Comparable Coffeehouse Sales
(Company-Owned) (3.3%) (1.7%) (4.2%) (2.0%)

COFFEEHOUSE COUNT
Company-Owned:
Coffeehouses open at beginning
of period 414 421 414 432
Coffeehouses opened during the
period 0 0 0 5
Coffeehouses closed during the
period 0 6 0 22
--------------------------------------
Total Company-Owned at period
end 414 415 414 415

Franchised:
Coffeehouses open at beginning
of period 101 63 97 52
Coffeehouses opened during the
period 8 12 14 23
Coffeehouses closed during the
period 1 0 3 0
--------------------------------------
Total Franchised at period
end 108 75 108 75
--------------------------------------
TOTAL COFFEEHOUSES AT PERIOD
END 522 490 522 490
--------------------------------------

---------------------------------------------------------------------

(1) Percentage change in comparable coffeehouse net sales compares
the net sales of coffeehouses during a fiscal period to the net
sales from the same coffeehouses for the equivalent period in the
prior year. A coffeehouse is included in this calculation
beginning in its thirteenth full fiscal month of operations. A
closed coffeehouse is included in the calculation for each full
month that the coffeehouse was open in both fiscal periods.
Franchised coffeehouses are not included in the comparable
coffeehouse net sales calculations.


EBITDA RECONCILIATION

The following is a reconciliation of the Company's net loss to EBITDA.

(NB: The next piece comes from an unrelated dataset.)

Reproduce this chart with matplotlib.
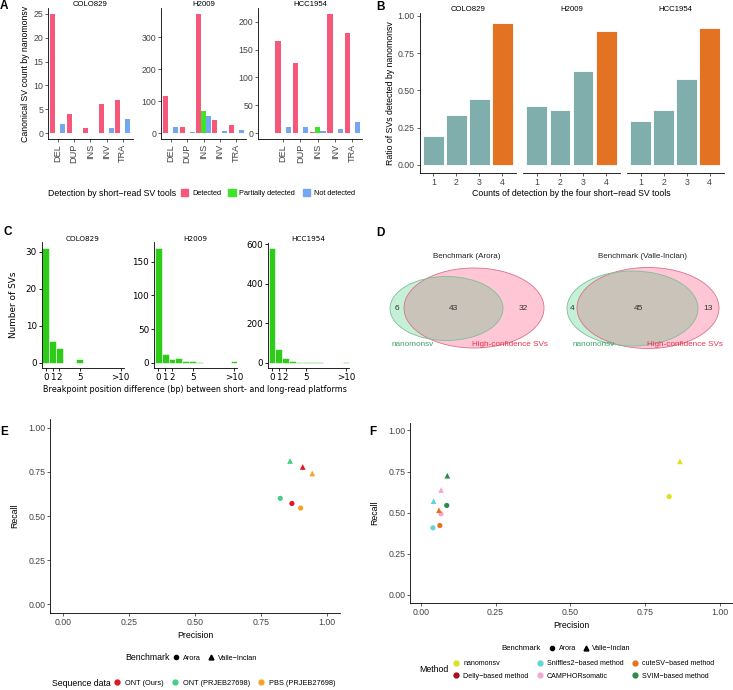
import numpy as np
import matplotlib.pyplot as plt
from matplotlib.patches import Ellipse, Patch
from matplotlib.lines import Line2D

W, H = 733, 690
plt.rcParams['font.family'] = ['Liberation Sans', 'DejaVu Sans']
plt.rcParams['axes.linewidth'] = 0.6

# ---- panel A data ----
sv_types = ['DEL', 'DUP', 'INS', 'INV', 'TRA']
samples = ['COLO829', 'H2009', 'HCC1954']
a_detected = [[25, 4, 1, 6, 7], [117, 20, 372, 40, 25], [165, 126, 1, 214, 180]]
a_partial = [[0, 0, 0, 0, 0], [0, 0, 68, 0, 0], [0, 0, 11, 0, 0]]
a_notdet = [[2, 0, 0, 1, 3], [18, 4, 52, 7, 10], [11, 10, 4, 7, 20]]
a_yticks = [[0, 5, 10, 15, 20, 25], [0, 100, 200, 300], [0, 50, 100, 150, 200]]
det_labels = ['Detected', 'Partially detected', 'Not detected']
det_colors = ['#F5587A', '#3FE32A', '#74A7F2']

# ---- panel B data ----
b_counts = [1, 2, 3, 4]
b_ratio = [[0.194, 0.335, 0.444, 0.951], [0.397, 0.366, 0.632, 0.897], [0.297, 0.366, 0.574, 0.920]]

# ---- panel C data ----
c_bins = [0, 1, 2, 3, 4, 5, 6, 7, 8, 9, 10, 11]
c_counts = [[31, 6, 4, 0, 0, 1, 0, 0, 0, 0, 0, 0],
            [170, 13, 6, 7, 2, 2, 1, 0, 0, 0, 0, 2],
            [580, 68, 24, 8, 6, 4, 2, 2, 1, 1, 0, 3]]
c_ticks = [0, 1, 2, 5, 11]
c_ticklabels = ['0', '1', '2', '5', '>10']
c_yticks = [[0, 10, 20, 30], [0, 50, 100, 150], [0, 200, 400, 600]]

# ---- panel D data ----
venn_titles = ['Benchmark (Arora)', 'Benchmark (Valle-Inclan)']
venn_only_nano = [6, 4]
venn_both = [43, 45]
venn_only_hc = [32, 13]

# ---- panel E data ----
seq_data = ['ONT (Ours)', 'ONT (PRJEB27698)', 'PBS (PRJEB27698)']
seq_colors = ['#E3161C', '#45CF86', '#F2A426']
e_arora_prec = [0.866, 0.822, 0.899]
e_arora_rec = [0.571, 0.600, 0.545]
e_valle_prec = [0.907, 0.859, 0.943]
e_valle_rec = [0.778, 0.812, 0.741]

# ---- panel F data ----
methods = ['nanomonsv', 'Delly\u2212based method', 'Sniffles2\u2212based method',
           'CAMPHORsomatic', 'cuteSV\u2212based method', 'SVIM\u2212based method']
method_colors = ['#DCE21B', '#A80F1A', '#66D3DA', '#F5A6D6', '#E8711C', '#2E8B4B']
f_arora_prec = [0.830, np.nan, 0.041, 0.068, 0.064, 0.087]
f_arora_rec = [0.598, np.nan, 0.408, 0.493, 0.422, 0.544]
f_valle_prec = [0.866, np.nan, 0.043, 0.068, 0.061, 0.089]
f_valle_rec = [0.812, np.nan, 0.570, 0.638, 0.515, 0.725]

TICK = 6.3
LAB = 6.3
LEG = 5.3

fig = plt.figure(figsize=(W / 100, H / 100), dpi=100)


def px_axes(x0, y0, x1, y1):
    return fig.add_axes([x0 / W, 1 - y1 / H, (x1 - x0) / W, (y1 - y0) / H])


def fx(x):
    return x / W


def fy(y):
    return 1 - y / H


def classic(ax, left=True):
    for s in ['top', 'right']:
        ax.spines[s].set_visible(False)
    if not left:
        ax.spines['left'].set_visible(False)
    ax.tick_params(labelsize=TICK, length=2, width=0.5, colors='#222222', labelcolor='#444444', pad=1.5)


# panel labels
for lab, x, y in [('A', 0, 6), ('B', 376, 7), ('C', 4, 232), ('D', 376, 233), ('E', 0, 432), ('F', 369, 432)]:
    fig.text(fx(x), fy(y), lab, fontsize=8.5, fontweight='bold', va='center', ha='left')

# ---- A ----
a_boxes = [(48, 8, 132.5, 139), (161, 8, 246, 139), (258, 8, 362, 139)]
a_xlims = [(-0.6, 4.6), (-0.6, 4.6), (-1.45, 4.55)]
x = np.arange(len(sv_types))
for i, s in enumerate(samples):
    ax = px_axes(*a_boxes[i])
    for k, vals in enumerate([a_detected[i], a_partial[i], a_notdet[i]]):
        ax.bar(x + (k - 1) * 0.3, vals, width=0.3, color=det_colors[k])
    mx = max(a_detected[i] + a_partial[i] + a_notdet[i])
    ax.set_ylim(-0.05 * mx, 1.05 * mx)
    ax.set_xlim(*a_xlims[i])
    ax.set_xticks(x)
    ax.set_xticklabels(sv_types, rotation=90)
    ax.set_yticks(a_yticks[i])
    classic(ax)
    ax.tick_params(axis='x', labelsize=6.6)
    ax.set_title(s, fontsize=5.6, pad=1)
    if i == 0:
        ax.set_ylabel('Canonical SV count by nanomonsv', fontsize=LAB, labelpad=2)

fig.text(fx(48), fy(193), 'Detection by short\u2212read SV tools', fontsize=LAB, va='center')
fig.legend([Patch(color=c) for c in det_colors], det_labels, ncol=3, loc='center left',
           bbox_to_anchor=(fx(181), fy(193)), frameon=False, fontsize=LEG, handlelength=1.0,
           handleheight=1.0, handletextpad=0.5, columnspacing=1.0, borderpad=0, borderaxespad=0)

# ---- B ----
b_boxes = [(419.5, 13, 516, 173), (523, 13, 620, 173), (627, 13, 723.5, 173)]
for i, s in enumerate(samples):
    ax = px_axes(*b_boxes[i])
    cols = ['#7FAEAD'] * 3 + ['#E37222']
    ax.bar(b_counts, b_ratio[i], width=0.9, color=cols, edgecolor='white', linewidth=0.6)
    ax.set_xlim(0.4, 4.6)
    ax.set_ylim(-0.0536, 1.018)
    ax.set_xticks(b_counts)
    ax.set_yticks([0, 0.25, 0.5, 0.75, 1.0])
    ax.set_yticklabels(['0.00', '0.25', '0.50', '0.75', '1.00'])
    classic(ax, left=(i == 0))
    if i > 0:
        ax.tick_params(axis='y', left=False, labelleft=False)
    ax.set_title(s, fontsize=5.6, pad=-3.5)
    if i == 0:
        ax.set_ylabel('Ratio of SVs detected by nanomonsv', fontsize=LAB, labelpad=2)
fig.text(fx(571), fy(193), 'Counts of detection by the four short\u2212read SV tools', fontsize=LAB,
         ha='center', va='center')

# ---- C ----
c_boxes = [(41.7, 242.5, 123.5, 368.5), (154, 242.5, 237, 368.5), (268, 242.5, 349, 368.5)]
for i, s in enumerate(samples):
    ax = px_axes(*c_boxes[i])
    ax.bar(c_bins, c_counts[i], width=1.0, color='#2ECC18', edgecolor='white', linewidth=0.4)
    mx = max(c_counts[i])
    ax.set_ylim(-0.05 * mx, 1.05 * mx)
    ax.set_xlim(-0.6, 11.4)
    ax.set_xticks(c_ticks)
    ax.set_xticklabels(c_ticklabels, family='DejaVu Sans')
    ax.set_yticks(c_yticks[i])
    for t in ax.get_yticklabels():
        t.set_family('DejaVu Sans')
    for sp in ['top', 'right']:
        ax.spines[sp].set_visible(False)
    ax.tick_params(labelsize=6.3, length=2.5, width=0.6, pad=1)
    ax.set_title(s, fontsize=5.2, family='DejaVu Sans', pad=1)
fig.text(fx(14), fy(305), 'Number of SVs', rotation=90, fontsize=6.4, family='DejaVu Sans',
         ha='center', va='center')
fig.text(fx(195), fy(389), 'Breakpoint position difference (bp) between short- and long-read platforms',
         fontsize=5.8, family='DejaVu Sans', ha='center', va='center')

# ---- D ----
axd = px_axes(370, 240, 733, 360)
axd.set_xlim(370, 733)
axd.set_ylim(360, 240)
axd.axis('off')
venn_geom = [((446.5, 308.5, 113, 64), (474, 308, 140, 80), 467, (397, 453, 523), (413, 510)),
             ((632.5, 308.5, 131, 75), (648, 308, 142, 81), 643, (572, 638, 708), (594, 685))]
for j in range(2):
    g, p, tx, nx, lx = venn_geom[j]
    pink = Ellipse((p[0], p[1]), p[2], p[3], facecolor='#FFC6D6', edgecolor='none')
    green = Ellipse((g[0], g[1]), g[2], g[3], facecolor='#C6EFD8', edgecolor='none')
    axd.add_patch(pink)
    axd.add_patch(green)
    inter = Ellipse((g[0], g[1]), g[2], g[3], facecolor='#C9C3BA', edgecolor='none')
    axd.add_patch(inter)
    inter.set_clip_path(pink)
    axd.add_patch(Ellipse((p[0], p[1]), p[2], p[3], facecolor='none', edgecolor='#DD7088', lw=0.6))
    axd.add_patch(Ellipse((g[0], g[1]), g[2], g[3], facecolor='none', edgecolor='#7DBF96', lw=0.6))
    axd.text(tx, 257, venn_titles[j], fontsize=5.8, ha='center', va='center', color='#222222')
    for xx, v in zip(nx, [venn_only_nano[j], venn_both[j], venn_only_hc[j]]):
        axd.text(xx, 308, str(v), fontsize=6, ha='center', va='center', color='#333333')
    axd.text(lx[0], 345, 'nanomonsv', fontsize=5.9, ha='center', va='center', color='#3DA366')
    axd.text(lx[1], 345, 'High-confidence SVs', fontsize=5.9, ha='center', va='center', color='#E8354F')

# ---- E ----
ticks01 = [0, 0.25, 0.5, 0.75, 1.0]
tick01_labels = ['0.00', '0.25', '0.50', '0.75', '1.00']
axe = px_axes(50, 419, 340.5, 613)
axe.scatter(e_arora_prec, e_arora_rec, c=seq_colors, marker='o', s=14, linewidths=0)
axe.scatter(e_valle_prec, e_valle_rec, c=seq_colors, marker='^', s=17, linewidths=0)
axe.set_xlim(-0.05, 1.05)
axe.set_ylim(-0.05, 1.05)
axe.set_xticks(ticks01)
axe.set_xticklabels(tick01_labels)
axe.set_yticks(ticks01)
axe.set_yticklabels(tick01_labels)
classic(axe)
axe.set_xlabel('Precision', fontsize=LAB, labelpad=3)
axe.set_ylabel('Recall', fontsize=LAB, labelpad=6)

shape_handles = [Line2D([], [], marker='o', ls='none', color='black', markersize=3),
                 Line2D([], [], marker='^', ls='none', color='black', markersize=3.5)]
shape_labels = ['Arora', 'Valle\u2212Inclan']

fig.text(fx(125), fy(658), 'Benchmark', fontsize=LAB, va='center')
fig.legend(shape_handles, shape_labels, ncol=2, loc='center left', bbox_to_anchor=(fx(172), fy(658)),
           frameon=False, fontsize=LEG, handlelength=1.2, handletextpad=0.3, columnspacing=0.8,
           borderpad=0, borderaxespad=0)
fig.text(fx(52), fy(683), 'Sequence data', fontsize=LAB, va='center')
fig.legend([Line2D([], [], marker='o', ls='none', color=c, markersize=3.5) for c in seq_colors], seq_data,
           ncol=3, loc='center left', bbox_to_anchor=(fx(113), fy(683)), frameon=False, fontsize=LEG,
           handlelength=1.2, handletextpad=0.4, columnspacing=1.0, borderpad=0, borderaxespad=0)

# ---- F ----
axf = px_axes(410, 422.7, 733, 602.7)
axf.scatter(f_arora_prec, f_arora_rec, c=method_colors, marker='o', s=14, linewidths=0)
axf.scatter(f_valle_prec, f_valle_rec, c=method_colors, marker='^', s=17, linewidths=0)
axf.set_xlim(-0.0357, 1.0434)
axf.set_ylim(-0.047, 1.047)
axf.set_xticks(ticks01)
axf.set_xticklabels(tick01_labels)
axf.set_yticks(ticks01)
axf.set_yticklabels(tick01_labels)
classic(axf)
axf.set_xlabel('Precision', fontsize=LAB, labelpad=3)
axf.set_ylabel('Recall', fontsize=LAB, labelpad=6)

fig.text(fx(501), fy(649), 'Benchmark', fontsize=5.6, va='center')
fig.legend(shape_handles, shape_labels, ncol=2, loc='center left', bbox_to_anchor=(fx(548), fy(649)),
           frameon=False, fontsize=5.1, handlelength=1.2, handletextpad=0.3, columnspacing=0.8,
           borderpad=0, borderaxespad=0)
fig.text(fx(419), fy(670), 'Method', fontsize=LAB, va='center')
fig.legend([Line2D([], [], marker='o', ls='none', color=c, markersize=3.5) for c in method_colors], methods,
           ncol=3, loc='center left', bbox_to_anchor=(fx(452), fy(670)), frameon=False, fontsize=5.1,
           handlelength=1.2, handletextpad=0.4, columnspacing=1.0, borderpad=0, borderaxespad=0,
           labelspacing=0.75)

fig.savefig('out.png', dpi=100)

Thirteen Weeks Twenty-Six Weeks
Ended Ended
June 28, June 29, June 28, June 29,
2009 2008 2009 2008
-------- -------- -------- --------
(In thousands)
--------------------------------------
Net income (loss) $ 1,168 $ (2,432) $ 1,514 $ (8,838)
Interest expense 63 122 121 634
Interest income (7) (3) (7) (20)
Depreciation and
amortization(1) 4,102 5,207 8,396 11,627
Provision (benefit) for income
taxes 59 44 (42) 50
-------- -------- -------- --------
EBITDA $ 5,385 $ 2,938 $ 9,982 $ 3,453
======== ======== ======== ========

(1) Includes depreciation and amortization associated with the
headquarters and roasting facility that are categorized as
general and administrative expenses and cost of sales and related
occupancy costs on the statement of operations.
EBITDA is equal to net income (loss) excluding: (a) interest expense; (b) interest income; (c) depreciation and amortization; and (d) income taxes.
Management believes EBITDA is useful to investors in evaluating the Company's operating performance for the following reason:


* Coffeehouse leases are generally short-term (5-10 years) and
Caribou must depreciate all of the cost associated with those
leases on a straight-line basis over the initial lease term
excluding renewal options (unless such renewal periods are
reasonably assured at the inception of the lease). The Company
opened a net 211 company-operated coffeehouses from the beginning
of fiscal 2003 through the end of the second thirteen weeks of
fiscal 2009. As a result, management believes depreciation expense
is disproportionately large when compared to the sales from a
significant percentage of the coffeehouses that are in their
initial years of operations. Also, many of the assets being
depreciated have actual useful lives that exceed the initial lease
term excluding renewal options. Consequently, management believes
that adjusting for depreciation and amortization is useful for
evaluating the operating performance of the coffeehouses.
Management uses EBITDA:


* As a measurement of operating performance because it assists
management in comparing its operating performance on a consistent
basis as it removes the impact of items not directly resulting from
coffeehouse operations;

* For planning purposes, including the preparation of our internal
annual operating budget;

* To establish targets for certain management compensation matters;
and

* To evaluate the Company's capacity to incur and service debt, fund
capital expenditures and expand the business.
EBITDA as calculated by Caribou Coffee is not necessarily comparable to similarly titled measures used by other companies. In addition, EBITDA: (a) does not represent net income or cash flows from operating activities as defined by GAAP; (b) is not necessarily indicative of cash available to fund cash flow needs; and (c) should not be considered an alternative to net income, operating income, cash flows from operating activities or Caribou Coffee's other financial information as determined under GAAP.